Emolument or Emolient? Does the Constitution prohibit financial conflicts of interest by the President of the United States?

One of the timely the questions working its way through the federal district courts in Manhattan and the District of Columbia is whether Donald Trump’s apparent conflicts of interest in his and his family’s ongoing involvement in the Trump International Hotel in Washington DC and other golf course and real estate development ventures implicates the Emoluments Clause of the United States Constitution (Article I, Sec. 9, Cl. 8), which provides that “no Person holding any Office or Trust under [the United States], shall, without the Consent of Congress, accept any present, Emolument, Office, or Title of any kind whatsoever, from any King, Prince or foreign State.”  The plaintiffs in the Manhattan case are three competitors in the hotel and restaurant business and a public interest group, Citizens for Responsibility and Ethics in Washington (“CREW”).  The plaintiffs in the District of Columbia case are the District, itself, and the State of Maryland.

No case heard in the United States Supreme Court has yet interpreted the range and applicability of the Emoluments Clause Never before have we had a President who, during his term of office, so cavalierly flaunted the Clause’s applicability to him, while he publicly and privately basks in the glow of the lucrative enhancement of his private business ventures generated by his unexpected rise to public office.

In 1923, when “Henry Ford for President” clubs were popping up around the country and Ford was leading a disgraced Warren G. Harding in popular presidental prefernce polls, before the 1924 presidential election, a number of press and magazine editorials raised concerns that because of the wide Ford name recognition, almost any public action he would take as President of United States would, to some extent, have a significant impact on sales in the Ford Motor Company and that it would be difficult to determine whether or not his public actions would be driven more by public or private interests. President Harding’s unexpected death in office and Calvin Coolidge’s political savvy avoided a confrontation over the issue as Ford withdrew himself from the race.

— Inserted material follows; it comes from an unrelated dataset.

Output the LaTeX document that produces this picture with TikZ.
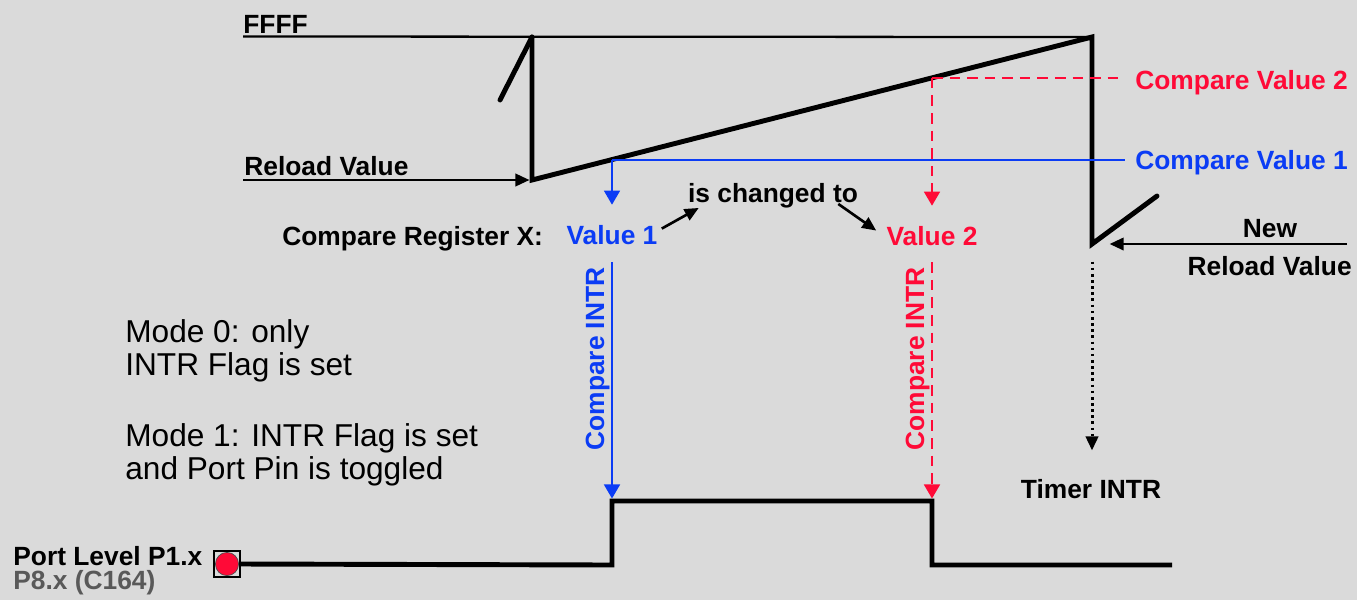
\documentclass[tikz,border=0pt]{standalone}
\usepackage{fontspec}
\setmainfont{Liberation Sans}
\usepackage{xcolor}
\usepackage{tikz}
\usetikzlibrary{arrows.meta, calc}
\definecolor{bgGray}{HTML}{DADADA}
\definecolor{cmpBlue}{HTML}{0B3CF5}
\definecolor{cmpRed}{HTML}{FF0A37}
\definecolor{noteGray}{HTML}{595959}
\tikzset{
    lbl_bold/.style={
        font=\fontsize{15}{18}\selectfont\bfseries, inner sep=0pt
    },
    lbl_mode/.style={
        font=\fontsize{18}{18.7}\selectfont, align=left, inner sep=0pt
    },
    wave_line/.style={
        draw=black, line width=2.8pt, line join=miter
    },
    thin_line/.style={
        draw=black, line width=1.3pt
    },
    ptr_arrow/.style={
        -{Triangle[length=8pt, width=7pt]}, draw=black, line width=1.5pt
    },
    cmp1_line/.style={
        draw=cmpBlue, line width=1.2pt
    },
    cmp2_line/.style={
        draw=cmpRed, line width=1.3pt, dash pattern=on 6pt off 4pt
    },
    cmp_tip/.style={
        -{Triangle[length=8pt, width=9pt]}
    },
    port_box/.style={
        rectangle, draw=black, line width=1.3pt, fill=bgGray,
        minimum size=14.7pt, inner sep=0pt
    },
    port_dot/.style={
        circle, draw=black!70, line width=0.4pt, fill=cmpRed,
        minimum size=13.2pt, inner sep=0pt
    }
}

\begin{document}
\begin{tikzpicture}[x=0.02cm, y=-0.02cm]
    \fill[bgGray] (0,0) rectangle (1357,600);

    \coordinate (ramp_old) at (500,100);
    \coordinate (peak1) at (532,37);
    \coordinate (low1) at (532,180);
    \coordinate (peak2) at (1092,37);
    \coordinate (low2) at (1092,244);
    \coordinate (ramp_new) at (1157,196);
    \coordinate (cmp1_pt) at (612,159.6);
    \coordinate (cmp2_pt) at (932,77.9);
    \coordinate (ffff_tail) at (243,36.5);
    \coordinate (reload_tail) at (243,180);
    \coordinate (newreload_tail) at (1347,244);

    \node[lbl_bold, anchor=base west] (ffff) at (243,33) {FFFF};
    \node[lbl_bold, anchor=base west] (reload_lbl) at (244,175) {Reload Value};
    \node[lbl_bold, anchor=base west, text=cmpBlue] (cmpval1) at (1135,169) {Compare Value 1};
    \node[lbl_bold, anchor=base west, text=cmpRed] (cmpval2) at (1135,89) {Compare Value 2};
    \node[lbl_bold, anchor=base west] (cmpreg) at (282,245) {Compare Register X:};
    \node[lbl_bold, anchor=base, text=cmpBlue] (value1) at (612,244) {Value 1};
    \node[lbl_bold, anchor=base, text=cmpRed] (value2) at (932,245) {Value 2};
    \node[lbl_bold, anchor=base] (changed) at (773,202) {is changed to};
    \node[lbl_bold, anchor=base] (new_lbl) at (1270,237) {New};
    \node[lbl_bold, anchor=base east] (newreload_lbl) at (1352,275) {Reload Value};
    \node[lbl_bold, anchor=base] (timer) at (1091,498) {Timer INTR};
    \node[lbl_bold, anchor=base, rotate=90, text=cmpBlue] (intr1) at (604,359) {Compare INTR};
    \node[lbl_bold, anchor=base, rotate=90, text=cmpRed] (intr2) at (924,359) {Compare INTR};

    % base of a two-line node sits on its last line
    \node[lbl_mode, anchor=base west] (mode0) at (125,375) {Mode 0: only\\INTR Flag is set};
    \node[lbl_mode, anchor=base west] (mode1) at (125,479) {Mode 1: INTR Flag is set\\and Port Pin is toggled};

    \node[lbl_bold, anchor=base west] (port_lbl) at (13,565) {Port Level P1.x};
    \node[lbl_bold, anchor=base west, text=noteGray] (port_alt) at (13,589) {P8.x (C164)};
    \node[port_box] (port) at (227,564) {};
    \node[port_dot] (port_pin) at (port) {};

    \draw[thin_line] (ffff_tail) -- (peak2);
    \draw[wave_line, line cap=round] (ramp_old) -- (peak1);
    \draw[wave_line, line cap=round] (peak1) -- (low1) -- (peak2) -- (low2) -- (ramp_new);

    \draw[ptr_arrow, shorten >=1.4pt] (reload_tail) -- (low1);
    \draw[ptr_arrow, shorten >=10pt] (newreload_tail) -- (low2);
    \draw[ptr_arrow, dotted, line width=1.7pt, shorten <=10pt, shorten >=16pt] (low2) -- (low2 |- timer.north);

    \draw[cmp1_line, shorten >=5.7pt] (cmp1_pt) -- (cmp1_pt -| cmpval1.west);
    \draw[cmp2_line, shorten >=6.5pt] (cmp2_pt) -- (cmp2_pt -| cmpval2.west);
    \draw[cmp1_line, cmp_tip, shorten >=11.3pt] (cmp1_pt) -- (value1.north);
    \draw[cmp2_line, cmp_tip, shorten >=11.3pt] (cmp2_pt) -- (value2.north);

    \draw[ptr_arrow] ($(value1.east)+(4,-6)$) -- ($(changed.south west)+(11,0)$);
    \draw[ptr_arrow] ($(changed.south east)+(-20,-4)$) -- ($(value2.north west)+(-10,5)$);

    \coordinate (rise_low) at (612,565);
    \coordinate (rise_top) at (612,501);
    \coordinate (fall_top) at (932,501);
    \coordinate (fall_low) at (932,565);
    \coordinate (pulse_end) at (1172,565);

    \draw[wave_line] (port.east) -- (rise_low) -- (rise_top) -- (fall_top) -- (fall_low) -- (pulse_end);
    \draw[cmp1_line, cmp_tip, shorten <=10pt, shorten >=1.4pt] (value1.south) -- (rise_top);
    \draw[cmp2_line, cmp_tip, shorten <=9.5pt, shorten >=1.4pt] (value2.south) -- (fall_top);
\end{tikzpicture}
\end{document}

There are those defenders of Mr. Trump, who suggest that the Emoluments Clause was originally intended only to apply to appointed, not elected,”Officers.” In 1974, a U.S. Department of Justice opinion written by then, Assistant Attorney General Antoine Scalia, suggested this argument. Trump Defenders point to George Washington’s acceptance of gifts from the French government during his term of office to fortify this view. They also argue that the commercial sale of President Obama’s books during his presidency is legally comparable Saudi  room payments at the Trump International Hotel and other investments.

The Oxford English Dictionarydefines “emolument” as a ‘profit or gain rising from station, office, or employment; reward, review remuneration, salary.” The Justice Department has occasionally reviewed proposed gift transactions for potential conflicts with the Emolument’s Clause and routinely and cleanly focused its analysis in specific cases on the particular gain’s potential for corruption and undue foreign influence by the donee. It determined that President Obama’s acceptance of the Nobel Peace Prize in 2009, was not a violation of the clause largely due to the limited involvement of the Norwegian Storting, in the recipient selection process. There would seem to be a categorically distinguishing level of danger in the potential public corruption impact by a person from a foreign government purchasing a copy of Mr. Obama’s books in a bookstore from say Saudi Arabian government representatives purchasing hundreds of rooms at the Trump International Hotel and high-end condos at the Trump Tower in New York.

Was Mr. Trump’s obsequious behavior toward Vladimer Putin in Helsinki, the result of thoughtful American foreign policy or the President’s past and potential future interest in developing the Trump tower in Moscow? Was Mr. Trump’s blind eye to the merger and dismemberment of Mr. Khashoggi, in fact, a focused eye on his past, present and future financial ties to Saudi Arabia?  Was the President’s spontaneous announcement of the withdrawal of American troops from Syria, over senior military objections that the job in syria is unfinished and our Kurdish allies are being fatefully and inhumanely abandoned to the avowed and deadly hostility of Recep Tayyrip Erdogan, the result of the President Trump’s pursuit of Trump business dealings in Turkey? These are only a few of the many known, existing, apparent conflicts of interest about which our Nation should not be left adrift.

It would be surprising if the Supreme Court would construe the Emoluments Clause as an empty impediment to the President’s conflicts of interest and his acceptance of financial inducements from foreign governments, but the real court battle will likely be over whether the states, or private citizens, even those with a grievance as competitors, have legal “standing” to sue for redress under Article III of the Constitution, where the Congress itself has refused or failed to act. “Standing” or locus standiis the ability of a party to demonstrate to the court that the party has sufficient connections to a harm from a law or action being challenged to support a that party’s participation in the case. Standing remains the President’s first line of defense in the review pending and the reconsidered motions to dismiss. Standing can be determined in the eye of the beholder and the ultimate beholder will be Mr. Trump’s Supreme Court.